EXERCISE DETAILS: Set down the lines that begin at the top of the records and end with the line containing "import * as", and drop every picture.

-- Begin RECORDS SUPPLIED --

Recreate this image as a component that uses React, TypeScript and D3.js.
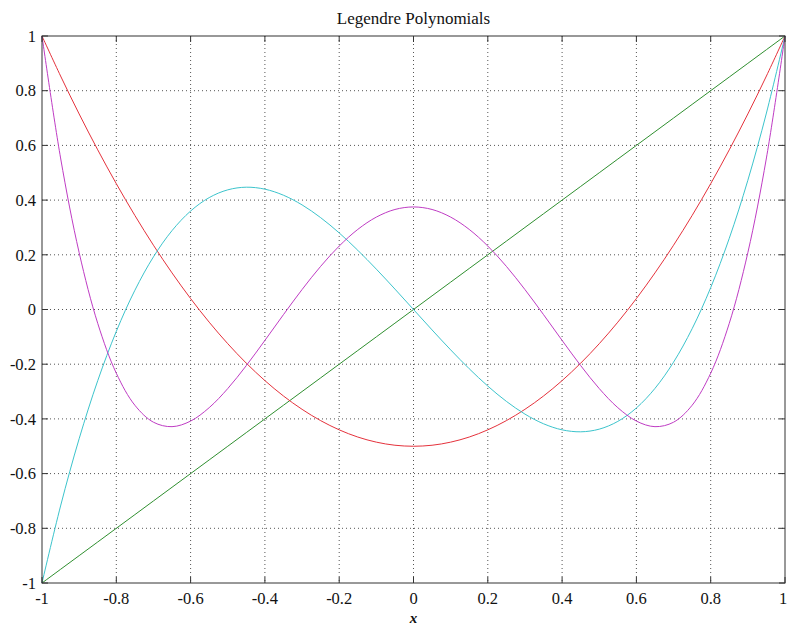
import React from "react";
import * as d3 from "d3";

const xValues = [-1, -0.95, -0.9, -0.85, -0.8, -0.75, -0.7, -0.65, -0.6, -0.55, -0.5, -0.45, -0.4, -0.35, -0.3, -0.25, -0.2, -0.15, -0.1, -0.05, 0, 0.05, 0.1, 0.15, 0.2, 0.25, 0.3, 0.35, 0.4, 0.45, 0.5, 0.55, 0.6, 0.65, 0.7, 0.75, 0.8, 0.85, 0.9, 0.95, 1];
const p1 = [-1, -0.95, -0.9, -0.85, -0.8, -0.75, -0.7, -0.65, -0.6, -0.55, -0.5, -0.45, -0.4, -0.35, -0.3, -0.25, -0.2, -0.15, -0.1, -0.05, 0, 0.05, 0.1, 0.15, 0.2, 0.25, 0.3, 0.35, 0.4, 0.45, 0.5, 0.55, 0.6, 0.65, 0.7, 0.75, 0.8, 0.85, 0.9, 0.95, 1];
const p2 = [1, 0.8538, 0.715, 0.5838, 0.46, 0.3438, 0.235, 0.1338, 0.04, -0.0463, -0.125, -0.1963, -0.26, -0.3163, -0.365, -0.4063, -0.44, -0.4663, -0.485, -0.4963, -0.5, -0.4963, -0.485, -0.4663, -0.44, -0.4063, -0.365, -0.3163, -0.26, -0.1963, -0.125, -0.0463, 0.04, 0.1338, 0.235, 0.3438, 0.46, 0.5838, 0.715, 0.8538, 1];
const p3 = [-1, -0.7184, -0.4725, -0.2603, -0.08, 0.0703, 0.1925, 0.2884, 0.36, 0.4091, 0.4375, 0.4472, 0.44, 0.4178, 0.3825, 0.3359, 0.28, 0.2166, 0.1475, 0.0747, 0, -0.0747, -0.1475, -0.2166, -0.28, -0.3359, -0.3825, -0.4178, -0.44, -0.4472, -0.4375, -0.4091, -0.36, -0.2884, -0.1925, -0.0703, 0.08, 0.2603, 0.4725, 0.7184, 1];
const p4 = [1, 0.5541, 0.2079, -0.0506, -0.233, -0.3501, -0.4121, -0.4284, -0.408, -0.359, -0.2891, -0.205, -0.113, -0.0187, 0.0729, 0.1577, 0.232, 0.2928, 0.3379, 0.3657, 0.375, 0.3657, 0.3379, 0.2928, 0.232, 0.1577, 0.0729, -0.0187, -0.113, -0.205, -0.2891, -0.359, -0.408, -0.4284, -0.4121, -0.3501, -0.233, -0.0506, 0.2079, 0.5541, 1];

const xTicks = [-1, -0.8, -0.6, -0.4, -0.2, 0, 0.2, 0.4, 0.6, 0.8, 1];
const yTicks = [-1, -0.8, -0.6, -0.4, -0.2, 0, 0.2, 0.4, 0.6, 0.8, 1];
const seriesList = [
  { name: "P1", values: p1, color: "#2f8f2f" },
  { name: "P2", values: p2, color: "#e5323c" },
  { name: "P3", values: p3, color: "#3cc4cc" },
  { name: "P4", values: p4, color: "#bf3cc4" },
];

const W = 787;
const H = 625;
const L = 42, R = 785, T = 36, B = 583;

const fmt = (v: number) => (v === 0 ? "0" : v === 1 ? "1" : v === -1 ? "-1" : String(v));

export default function App() {
  const x = d3.scaleLinear().domain([-1, 1]).range([L, R]);
  const y = d3.scaleLinear().domain([-1, 1]).range([B, T]);
  const line = d3
    .line<number>()
    .x((_, i) => x(xValues[i]))
    .y((d) => y(d))
    .curve(d3.curveCatmullRom.alpha(0.5));
  const textStyle = { fontFamily: '"Liberation Serif", "DejaVu Serif", serif' };
  return (
    <svg
      width={W}
      height={H}
      style={{ position: "absolute", left: 0, top: 0, background: "#fff", ...textStyle }}
    >
      <rect x={0} y={0} width={W} height={H} fill="#fff" />
      {xTicks.slice(1, -1).map((t) => (
        <line key={"gx" + t} x1={x(t)} x2={x(t)} y1={T} y2={B} stroke="#555" strokeWidth={1} strokeDasharray="1,3" />
      ))}
      {yTicks.slice(1, -1).map((t) => (
        <line key={"gy" + t} x1={L} x2={R} y1={y(t)} y2={y(t)} stroke="#555" strokeWidth={1} strokeDasharray="1,3" />
      ))}
      {seriesList.map((s) => (
        <path key={s.name} d={line(s.values) || ""} fill="none" stroke={s.color} strokeWidth={1} />
      ))}
      <rect x={L} y={T} width={R - L} height={B - T} fill="none" stroke="#333" strokeWidth={1} />
      {xTicks.map((t) => (
        <g key={"tx" + t}>
          <line x1={x(t)} x2={x(t)} y1={B} y2={B - 6} stroke="#333" />
          <line x1={x(t)} x2={x(t)} y1={T} y2={T + 6} stroke="#333" />
          <text x={t === 1 ? x(t) - 2 : x(t)} y={604} textAnchor="middle" fontSize={16.5} fill="#111" style={textStyle}>
            {fmt(t)}
          </text>
        </g>
      ))}
      {yTicks.map((t) => (
        <g key={"ty" + t}>
          <line x1={L} x2={L + 6} y1={y(t)} y2={y(t)} stroke="#333" />
          <line x1={R} x2={R - 6} y1={y(t)} y2={y(t)} stroke="#333" />
          <text x={36} y={y(t)} dy="0.35em" textAnchor="end" fontSize={16.5} fill="#111" style={textStyle}>
            {fmt(t)}
          </text>
        </g>
      ))}
      <text x={(L + R) / 2} y={24} textAnchor="middle" fontSize={17} fill="#111" style={textStyle}>
        Legendre Polynomials
      </text>
      <text x={(L + R) / 2} y={623} textAnchor="middle" fontSize={15} fontStyle="italic" fontWeight="bold" fill="#111" style={textStyle}>
        x
      </text>
    </svg>
  );
}
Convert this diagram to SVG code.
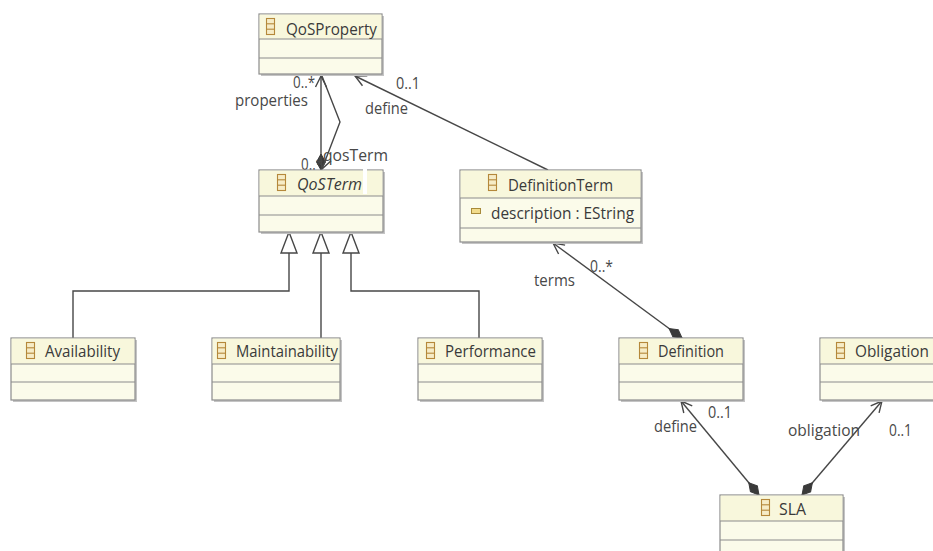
<svg xmlns="http://www.w3.org/2000/svg" xmlns:xlink="http://www.w3.org/1999/xlink" width="933" height="551" viewBox="0 0 933 551">
  <style>
    .shadow { fill: #c4c4c4; }
    .box { fill: #fbfbea; stroke: #8c8c8c; stroke-width: 1.2; }
    .head { fill: #f8f7dc; }
    .div { stroke: #8c8c8c; stroke-width: 1.2; }
    .name { font-family: "Open Sans", "Noto Sans", sans-serif; font-size: 17px; fill: #3a3a3a; }
    .attr { font-family: "Open Sans", "Noto Sans", sans-serif; font-size: 16px; fill: #3a3a3a; }
    .lbl { font-family: "Open Sans", "Noto Sans", sans-serif; font-size: 16px; fill: #484848; }
    .conn { fill: none; stroke: #474747; stroke-width: 1.4; }
    .gen { fill: #ffffff; stroke: #474747; stroke-width: 1.4; }
    .ci rect, .ci line { fill: #f6ecc6; stroke: #b5883a; stroke-width: 1.1; }
  </style>
  <defs>
    <g id="classIcon" class="ci">
      <rect x="0.5" y="0.5" width="8" height="16"/>
      <line x1="0.5" y1="5.8" x2="8.5" y2="5.8"/>
      <line x1="0.5" y1="11.2" x2="8.5" y2="11.2"/>
    </g>
    <marker id="openArrow" markerUnits="userSpaceOnUse" markerWidth="14" markerHeight="14" viewBox="-12 -7 14 14" refX="0" refY="0" orient="auto">
      <path d="M -11 -5.5 L 0 0 L -11 5.5" fill="none" stroke="#474747" stroke-width="1.4"/>
    </marker>
    <marker id="diamond" markerUnits="userSpaceOnUse" markerWidth="20" markerHeight="12" viewBox="-1 -6 20 12" refX="0" refY="0" orient="auto">
      <path d="M 0 0 L 8 -4.5 L 16 0 L 8 4.5 Z" fill="#3a3a3a" stroke="#3a3a3a" stroke-width="1"/>
    </marker>
  </defs>

  <!-- connectors: associations, containments, generalizations -->
  <g id="connectors">
    <!-- QoSTerm.properties -> QoSProperty -->
    <line class="conn" x1="321" y1="170" x2="321" y2="76" marker-start="url(#diamond)" marker-end="url(#openArrow)"/>
    <!-- QoSProperty.qosTerm -> QoSTerm -->
    <polyline class="conn" points="322,76 340,122 322,169" marker-end="url(#openArrow)"/>
    <!-- DefinitionTerm.define -> QoSProperty -->
    <line class="conn" x1="548" y1="170" x2="355" y2="76" marker-end="url(#openArrow)"/>
    <!-- Definition.terms -> DefinitionTerm -->
    <line class="conn" x1="682" y1="338" x2="553" y2="243" marker-start="url(#diamond)" marker-end="url(#openArrow)"/>
    <!-- SLA.define -> Definition -->
    <line class="conn" x1="759" y1="495" x2="681" y2="401" marker-start="url(#diamond)" marker-end="url(#openArrow)"/>
    <!-- SLA.obligation -> Obligation -->
    <line class="conn" x1="802" y1="495" x2="882" y2="401" marker-start="url(#diamond)" marker-end="url(#openArrow)"/>
    <!-- generalizations to QoSTerm -->
    <path class="conn" d="M289,253 V291 H73 V338"/>
    <path class="conn" d="M321,253 V338"/>
    <path class="conn" d="M351,253 V291 H479 V338"/>
    <polygon class="gen" points="289,232 281,253 297,253"/>
    <polygon class="gen" points="321,232 313,253 329,253"/>
    <polygon class="gen" points="351,232 343,253 359,253"/>
  </g>

  <!-- connector end labels -->
  <g id="labels">
    <text class="lbl" x="293" y="88" textLength="22" lengthAdjust="spacingAndGlyphs">0..*</text>
    <text class="lbl" x="235" y="106" textLength="73" lengthAdjust="spacingAndGlyphs">properties</text>
    <text class="lbl" x="396" y="89" textLength="24" lengthAdjust="spacingAndGlyphs">0..1</text>
    <text class="lbl" x="365" y="114" textLength="43" lengthAdjust="spacingAndGlyphs">define</text>
    <text class="lbl" x="301" y="170" textLength="22" lengthAdjust="spacingAndGlyphs">0..*</text>
    <text class="lbl" x="323" y="161" textLength="65" lengthAdjust="spacingAndGlyphs">qosTerm</text>
    <text class="lbl" x="590" y="272" textLength="23" lengthAdjust="spacingAndGlyphs">0..*</text>
    <text class="lbl" x="534" y="286" textLength="41" lengthAdjust="spacingAndGlyphs">terms</text>
    <text class="lbl" x="654" y="432" textLength="43" lengthAdjust="spacingAndGlyphs">define</text>
    <text class="lbl" x="708" y="418" textLength="24" lengthAdjust="spacingAndGlyphs">0..1</text>
    <text class="lbl" x="788" y="436" textLength="72" lengthAdjust="spacingAndGlyphs">obligation</text>
    <text class="lbl" x="889" y="436" textLength="23" lengthAdjust="spacingAndGlyphs">0..1</text>
  </g>

  <!-- classes -->
  <g id="QoSProperty">
    <rect class="shadow" x="261" y="16" width="123" height="60"/>
    <rect class="box" x="259" y="14" width="123" height="60"/>
    <rect class="head" x="259.6" y="14.6" width="121.8" height="24.4"/>
    <line class="div" x1="259" y1="39" x2="382" y2="39"/>
    <line class="div" x1="259" y1="58" x2="382" y2="58"/>
    <use xlink:href="#classIcon" x="266" y="18"/>
    <text class="name" x="286" y="35" textLength="91" lengthAdjust="spacingAndGlyphs">QoSProperty</text>
  </g>

  <g id="QoSTerm">
    <rect class="shadow" x="261" y="172" width="124" height="62"/>
    <rect class="box" x="259" y="170" width="124" height="62"/>
    <rect class="head" x="259.6" y="170.6" width="122.8" height="25.4"/>
    <line class="div" x1="259" y1="196" x2="383" y2="196"/>
    <line class="div" x1="259" y1="215" x2="383" y2="215"/>
    <use xlink:href="#classIcon" x="277" y="174"/>
    <text class="name" x="297" y="190" font-style="italic" textLength="65" lengthAdjust="spacingAndGlyphs">QoSTerm</text>
    <rect x="363" y="167" width="4" height="27" fill="#ffffff"/>
  </g>

  <g id="DefinitionTerm">
    <rect class="shadow" x="462" y="172" width="181" height="72"/>
    <rect class="box" x="460" y="170" width="181" height="72"/>
    <rect class="head" x="460.6" y="170.6" width="179.8" height="27.4"/>
    <line class="div" x1="460" y1="198" x2="641" y2="198"/>
    <line class="div" x1="460" y1="228" x2="641" y2="228"/>
    <use xlink:href="#classIcon" x="488" y="174"/>
    <text class="name" x="508" y="191" textLength="105" lengthAdjust="spacingAndGlyphs">DefinitionTerm</text>
    <rect x="471.5" y="208.5" width="9" height="5" fill="#f2dc8c" stroke="#a88a3a" stroke-width="1"/>
    <text class="attr" x="491" y="219" textLength="143" lengthAdjust="spacingAndGlyphs">description : EString</text>
  </g>

  <g id="Availability">
    <rect class="shadow" x="13" y="340" width="124" height="62"/>
    <rect class="box" x="11" y="338" width="124" height="62"/>
    <rect class="head" x="11.6" y="338.6" width="122.8" height="25.4"/>
    <line class="div" x1="11" y1="364" x2="135" y2="364"/>
    <line class="div" x1="11" y1="382" x2="135" y2="382"/>
    <use xlink:href="#classIcon" x="26" y="342"/>
    <text class="name" x="45" y="357" textLength="75" lengthAdjust="spacingAndGlyphs">Availability</text>
  </g>

  <g id="Maintainability">
    <rect class="shadow" x="214" y="340" width="128" height="62"/>
    <rect class="box" x="212" y="338" width="128" height="62"/>
    <rect class="head" x="212.6" y="338.6" width="126.8" height="25.4"/>
    <line class="div" x1="212" y1="364" x2="340" y2="364"/>
    <line class="div" x1="212" y1="382" x2="340" y2="382"/>
    <use xlink:href="#classIcon" x="217" y="342"/>
    <text class="name" x="236" y="357" textLength="102" lengthAdjust="spacingAndGlyphs">Maintainability</text>
  </g>

  <g id="Performance">
    <rect class="shadow" x="420" y="340" width="124" height="62"/>
    <rect class="box" x="418" y="338" width="124" height="62"/>
    <rect class="head" x="418.6" y="338.6" width="122.8" height="25.4"/>
    <line class="div" x1="418" y1="364" x2="542" y2="364"/>
    <line class="div" x1="418" y1="382" x2="542" y2="382"/>
    <use xlink:href="#classIcon" x="426" y="342"/>
    <text class="name" x="445" y="357" textLength="91" lengthAdjust="spacingAndGlyphs">Performance</text>
  </g>

  <g id="Definition">
    <rect class="shadow" x="621" y="340" width="124" height="62"/>
    <rect class="box" x="619" y="338" width="124" height="62"/>
    <rect class="head" x="619.6" y="338.6" width="122.8" height="25.4"/>
    <line class="div" x1="619" y1="364" x2="743" y2="364"/>
    <line class="div" x1="619" y1="382" x2="743" y2="382"/>
    <use xlink:href="#classIcon" x="639" y="342"/>
    <text class="name" x="658" y="357" textLength="66" lengthAdjust="spacingAndGlyphs">Definition</text>
  </g>

  <g id="Obligation">
    <rect class="shadow" x="822" y="340" width="124" height="62"/>
    <rect class="box" x="820" y="338" width="124" height="62"/>
    <rect class="head" x="820.6" y="338.6" width="122.8" height="25.4"/>
    <line class="div" x1="820" y1="364" x2="944" y2="364"/>
    <line class="div" x1="820" y1="382" x2="944" y2="382"/>
    <use xlink:href="#classIcon" x="836" y="342"/>
    <text class="name" x="855" y="357" textLength="74" lengthAdjust="spacingAndGlyphs">Obligation</text>
  </g>

  <g id="SLA">
    <rect class="shadow" x="722" y="497" width="123" height="62"/>
    <rect class="box" x="720" y="495" width="123" height="62"/>
    <rect class="head" x="720.6" y="495.6" width="121.8" height="25.4"/>
    <line class="div" x1="720" y1="521" x2="843" y2="521"/>
    <line class="div" x1="720" y1="540" x2="843" y2="540"/>
    <use xlink:href="#classIcon" x="761" y="499"/>
    <text class="name" x="779" y="515" textLength="27" lengthAdjust="spacingAndGlyphs">SLA</text>
  </g>
</svg>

-- End RECORDS SUPPLIED --

WRITTEN RESPONSE:
Recreate this image as a component that uses React, TypeScript and D3.js.
import React from "react";
import * as d3 from "d3";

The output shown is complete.